Level 4 – Make it right

Full confidence in the quality of the information in these resource requires human effort, but it is possible to focus this effort where it is most needed by exposing the gaps and conflicts between different data sources. The trick is to aggregate the information from all the available sources, so that it can be assessed together. For example, we could pull together all of the information on the PDF format held in all the different registries, normalising the representations as much as possible, thus allowing the overall coverage of this format to be ascertained. Conflicts could be reviewed and then resolved by submitting updated information back to the original source(s), using the results of the aggregation as evidence to support that resolution.

The SCAPE Project has been attempting to validate this approach for a very specific case – format identification data.
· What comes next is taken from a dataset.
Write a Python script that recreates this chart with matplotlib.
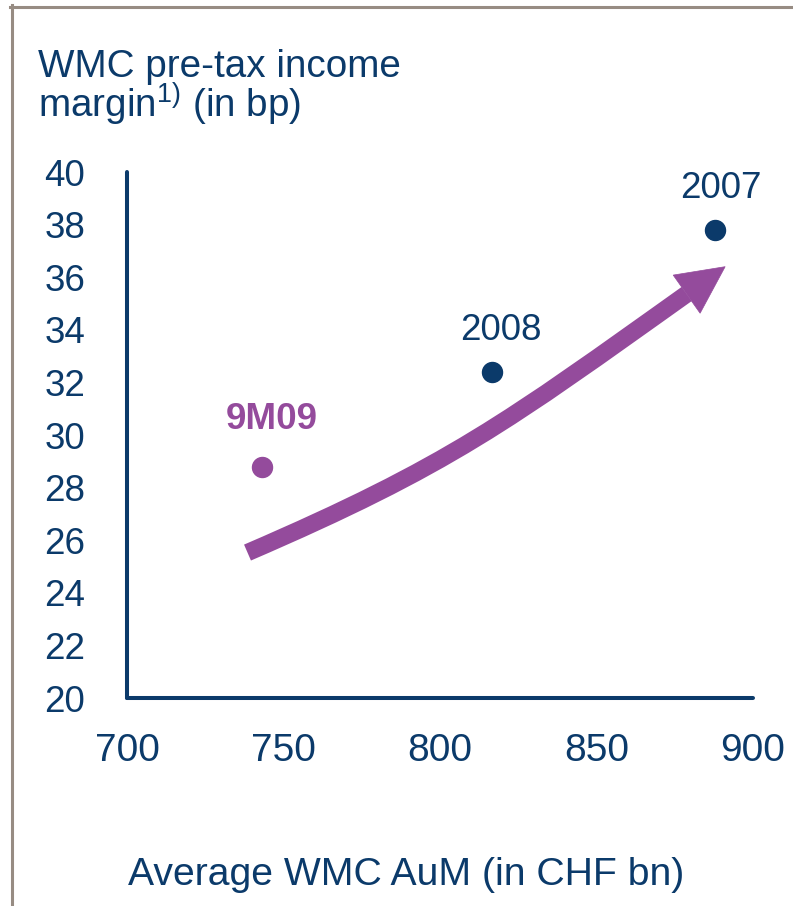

By running a range of identification tools across large sets of test documents, (see e.g. this blog post), the information in the different tools and registries can be compared against one another. Over time, increasing consensus, consistency and coverage can then be used to measure progress. These tactics also encourage information to be shared across different sources, increasing the chances that each contribution will be valued and sustained.

So, how will you spend November?

The practical upshot of all this is that we should stop worrying about which effort to contribute to and instead contribute to whichever suites our individual needs and abilities. If you’ve just got a link that you know is important, send it to CRISP. If you want to contribute detailed, fine-grained information that can be used for automated planning, go fill out UDFR. If you want to help us identify more formats more reliably, contribute format signatures to DROID, or Apache Tika, and maybe make some test files available. If you want to help techies understand old formats, join me on Jason’s Bandwagon. If you want to help less technical audiences understand the general issues, contribute to Wikipedia Digital Preservation Project. If you are uncertain how to contribute, or want to help aggregate all this data to validate it, talk to us.

It all counts. It won’t be wasted. It will all help.

Let’s make it work. Let’s build an army.